[DATA SEGMENT]

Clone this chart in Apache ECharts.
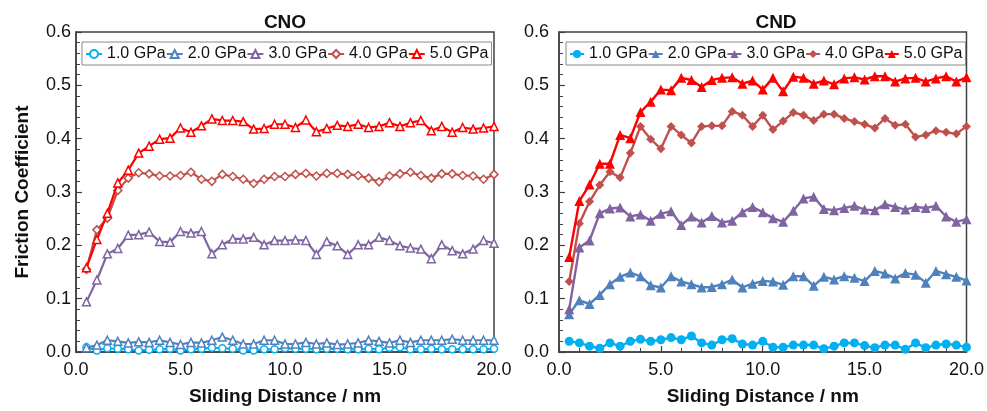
<!DOCTYPE html>
<html>
<head>
<meta charset="utf-8">
<script src="https://cdn.jsdelivr.net/npm/echarts@6/dist/echarts.min.js"></script>
<style>
  html, body { margin: 0; padding: 0; background: #fff; }
  #chart { width: 987px; height: 411px; }
</style>
</head>
<body>
<div id="chart"></div>
<script>
// Sliding distance (nm): 0.5 nm steps up to 20 nm
const distance = [0.5,1.0,1.5,2.0,2.5,3.0,3.5,4.0,4.5,5.0,5.5,6.0,6.5,7.0,7.5,8.0,8.5,9.0,9.5,10.0,
                  10.5,11.0,11.5,12.0,12.5,13.0,13.5,14.0,14.5,15.0,15.5,16.0,16.5,17.0,17.5,18.0,18.5,19.0,19.5,20.0];

const pressures = ['1.0 GPa', '2.0 GPa', '3.0 GPa', '4.0 GPa', '5.0 GPa'];

// Friction coefficient, CNO
const cno_1 = [0.009,0.003,0.007,0.006,0.005,0.003,0.004,0.005,0.006,0.003,0.005,0.006,0.008,0.007,0.006,0.003,0.003,0.005,0.005,0.007,
               0.006,0.006,0.005,0.006,0.006,0.005,0.005,0.006,0.005,0.008,0.009,0.005,0.005,0.006,0.005,0.005,0.005,0.005,0.005,0.006];
const cno_2 = [0.008,0.013,0.022,0.020,0.017,0.019,0.018,0.022,0.018,0.014,0.018,0.017,0.022,0.028,0.022,0.015,0.015,0.022,0.022,0.015,
               0.015,0.018,0.015,0.017,0.014,0.015,0.017,0.022,0.020,0.017,0.022,0.018,0.022,0.022,0.022,0.024,0.022,0.022,0.022,0.022];
const cno_3 = [0.094,0.135,0.184,0.194,0.219,0.220,0.225,0.207,0.206,0.226,0.223,0.226,0.184,0.201,0.212,0.212,0.215,0.201,0.209,0.209,
               0.210,0.209,0.183,0.207,0.199,0.183,0.201,0.201,0.215,0.209,0.199,0.195,0.193,0.175,0.201,0.190,0.184,0.193,0.209,0.204];
const cno_4 = [0.155,0.229,0.251,0.303,0.326,0.336,0.334,0.330,0.330,0.331,0.337,0.324,0.320,0.333,0.329,0.324,0.316,0.324,0.329,0.329,
               0.333,0.335,0.330,0.335,0.335,0.333,0.331,0.326,0.319,0.330,0.334,0.337,0.331,0.326,0.334,0.334,0.331,0.330,0.324,0.333];
const cno_5 = [0.158,0.211,0.260,0.317,0.341,0.373,0.386,0.399,0.401,0.420,0.412,0.424,0.437,0.434,0.434,0.432,0.418,0.419,0.427,0.427,
               0.421,0.435,0.413,0.419,0.425,0.423,0.427,0.421,0.423,0.430,0.423,0.430,0.434,0.415,0.423,0.412,0.421,0.418,0.420,0.423];

// Friction coefficient, CND
const cnd_1 = [0.020,0.017,0.011,0.007,0.017,0.011,0.020,0.024,0.020,0.023,0.027,0.023,0.030,0.017,0.013,0.023,0.025,0.015,0.013,0.020,
               0.009,0.009,0.013,0.013,0.013,0.006,0.011,0.017,0.017,0.012,0.008,0.013,0.013,0.005,0.017,0.008,0.013,0.015,0.013,0.009];
const cnd_2 = [0.071,0.097,0.090,0.107,0.127,0.141,0.149,0.142,0.125,0.121,0.142,0.132,0.127,0.121,0.122,0.127,0.136,0.121,0.128,0.133,
               0.132,0.126,0.142,0.142,0.124,0.141,0.136,0.142,0.139,0.133,0.152,0.147,0.138,0.148,0.145,0.130,0.152,0.146,0.141,0.134];
const cnd_3 = [0.080,0.196,0.209,0.260,0.269,0.271,0.254,0.258,0.246,0.259,0.264,0.238,0.254,0.243,0.255,0.243,0.246,0.262,0.272,0.262,
               0.251,0.244,0.265,0.288,0.291,0.268,0.266,0.270,0.274,0.267,0.266,0.277,0.272,0.267,0.272,0.270,0.274,0.254,0.244,0.249];
const cnd_4 = [0.132,0.241,0.282,0.313,0.338,0.327,0.373,0.423,0.399,0.381,0.423,0.407,0.392,0.423,0.424,0.424,0.451,0.444,0.423,0.444,
               0.417,0.433,0.449,0.444,0.434,0.446,0.446,0.438,0.432,0.427,0.420,0.438,0.425,0.427,0.403,0.407,0.415,0.412,0.409,0.423];
const cnd_5 = [0.178,0.283,0.314,0.353,0.353,0.407,0.401,0.450,0.469,0.492,0.491,0.514,0.510,0.497,0.510,0.514,0.515,0.503,0.509,0.492,
               0.514,0.489,0.516,0.514,0.503,0.509,0.502,0.513,0.515,0.511,0.517,0.517,0.507,0.513,0.514,0.507,0.513,0.517,0.507,0.515];

const cnoData = [cno_1, cno_2, cno_3, cno_4, cno_5];
const cndData = [cnd_1, cnd_2, cnd_3, cnd_4, cnd_5];

const xTicks = [0, 5, 10, 15, 20];
const yTicks = [0, 0.1, 0.2, 0.3, 0.4, 0.5, 0.6];

const colors = ['#00B0F0', '#4F81BD', '#8064A2', '#C0504D', '#FF0000'];
const shapes = ['circle', 'triangle', 'triangle', 'diamond', 'triangle'];

const FONT = '"Liberation Sans", Arial, sans-serif';
const AXIS_COLOR = '#404040';

const grids = [
  { left: 76, top: 32, width: 418, height: 323 },
  { left: 559, top: 32, width: 413, height: 323 }
];

function xAxisFor(gridIndex) {
  return {
    type: 'value', gridIndex,
    min: xTicks[0], max: xTicks[xTicks.length - 1], interval: xTicks[1] - xTicks[0],
    name: 'Sliding Distance / nm', nameLocation: 'middle', nameGap: 35,
    nameTextStyle: { fontFamily: FONT, fontSize: 19, fontWeight: 'bold', color: '#111' },
    axisLine: { lineStyle: { color: AXIS_COLOR, width: 1.5 } },
    axisTick: { inside: true, length: 6, lineStyle: { color: AXIS_COLOR, width: 1.2 } },
    minorTick: { show: true, splitNumber: 5, length: 4, lineStyle: { color: AXIS_COLOR, width: 1 } },
    axisLabel: { fontFamily: FONT, fontSize: 18, color: '#111', margin: 9,
                 formatter: v => v.toFixed(1) },
    splitLine: { show: false }
  };
}

function yAxisFor(gridIndex, withName, margin) {
  return {
    type: 'value', gridIndex,
    min: yTicks[0], max: yTicks[yTicks.length - 1], interval: 0.1,
    name: withName ? 'Friction Coefficient' : '', nameLocation: 'middle', nameGap: 44,
    nameTextStyle: { fontFamily: FONT, fontSize: 19, fontWeight: 'bold', color: '#111' },
    axisLine: { show: true, lineStyle: { color: AXIS_COLOR, width: 1.5 } },
    axisTick: { show: true, inside: true, length: 6, lineStyle: { color: AXIS_COLOR, width: 1.2 } },
    minorTick: { show: true, splitNumber: 5, length: 4, lineStyle: { color: AXIS_COLOR, width: 1 } },
    axisLabel: { fontFamily: FONT, fontSize: 18, color: '#111', margin,
                 formatter: v => v.toFixed(1) },
    splitLine: { show: false }
  };
}

function buildSeries(prefix, dataSets, idx, hollow) {
  return dataSets.map((vals, i) => ({
    name: prefix + ' ' + pressures[i],
    type: 'line',
    xAxisIndex: idx, yAxisIndex: idx,
    data: distance.map((d, k) => [d, vals[k]]),
    symbol: shapes[i],
    symbolSize: hollow ? (shapes[i] === 'circle' ? 7 : 8) : (shapes[i] === 'circle' ? 9 : (shapes[i] === 'diamond' ? 9 : 10)),
    showSymbol: true,
    lineStyle: { color: colors[i], width: hollow ? 2.2 : 2.4 },
    itemStyle: hollow
      ? { color: '#fff', borderColor: colors[i], borderWidth: 1.5 }
      : { color: colors[i], borderColor: colors[i], borderWidth: 0 },
    emphasis: { disabled: true },
    animation: false,
    z: 2 + i
  }));
}

function legendFor(prefix, left, itemWidth) {
  return {
    left, top: 42,
    orient: 'horizontal',
    data: pressures.map(p => prefix + ' ' + p),
    formatter: n => n.slice(prefix.length + 1),
    itemWidth, itemHeight: 10, itemGap: 0,
    padding: [4, 3, 3, 3],
    borderColor: '#8a8a8a', borderWidth: 1, backgroundColor: '#fff',
    textStyle: { fontFamily: FONT, fontSize: 16, color: '#111' },
    selectedMode: false
  };
}

const chart = echarts.init(document.getElementById('chart'), null, { renderer: 'canvas' });

chart.setOption({
  animation: false,
  backgroundColor: '#fff',
  title: [
    { text: 'CNO', left: 280, top: 8, textAlign: 'center',
      textStyle: { fontFamily: FONT, fontSize: 19, fontWeight: 'bold', color: '#111' } },
    { text: 'CND', left: 771, top: 8, textAlign: 'center',
      textStyle: { fontFamily: FONT, fontSize: 19, fontWeight: 'bold', color: '#111' } }
  ],
  legend: [legendFor('CNO', 82, 16), legendFor('CND', 566, 14)],
  grid: grids.map(g => Object.assign({ show: true, borderColor: AXIS_COLOR, borderWidth: 1.5,
                                       backgroundColor: 'transparent' }, g)),
  xAxis: [xAxisFor(0), xAxisFor(1)],
  yAxis: [yAxisFor(0, true, 5), yAxisFor(1, false, 10)],
  series: [].concat(buildSeries('CNO', cnoData, 0, true), buildSeries('CND', cndData, 1, false))
});
</script>
</body>
</html>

[WHAT IS NEEDED] From the first line above down to the line with "const pressures = ['1.0", reproduce every line and no others, omitting pictures.

[ANSWER TO THIS TASK]
Clone this chart in Apache ECharts.
<!DOCTYPE html>
<html>
<head>
<meta charset="utf-8">
<script src="https://cdn.jsdelivr.net/npm/echarts@6/dist/echarts.min.js"></script>
<style>
  html, body { margin: 0; padding: 0; background: #fff; }
  #chart { width: 987px; height: 411px; }
</style>
</head>
<body>
<div id="chart"></div>
<script>
// Sliding distance (nm): 0.5 nm steps up to 20 nm
const distance = [0.5,1.0,1.5,2.0,2.5,3.0,3.5,4.0,4.5,5.0,5.5,6.0,6.5,7.0,7.5,8.0,8.5,9.0,9.5,10.0,
                  10.5,11.0,11.5,12.0,12.5,13.0,13.5,14.0,14.5,15.0,15.5,16.0,16.5,17.0,17.5,18.0,18.5,19.0,19.5,20.0];

const pressures = ['1.0 GPa', '2.0 GPa', '3.0 GPa', '4.0 GPa', '5.0 GPa'];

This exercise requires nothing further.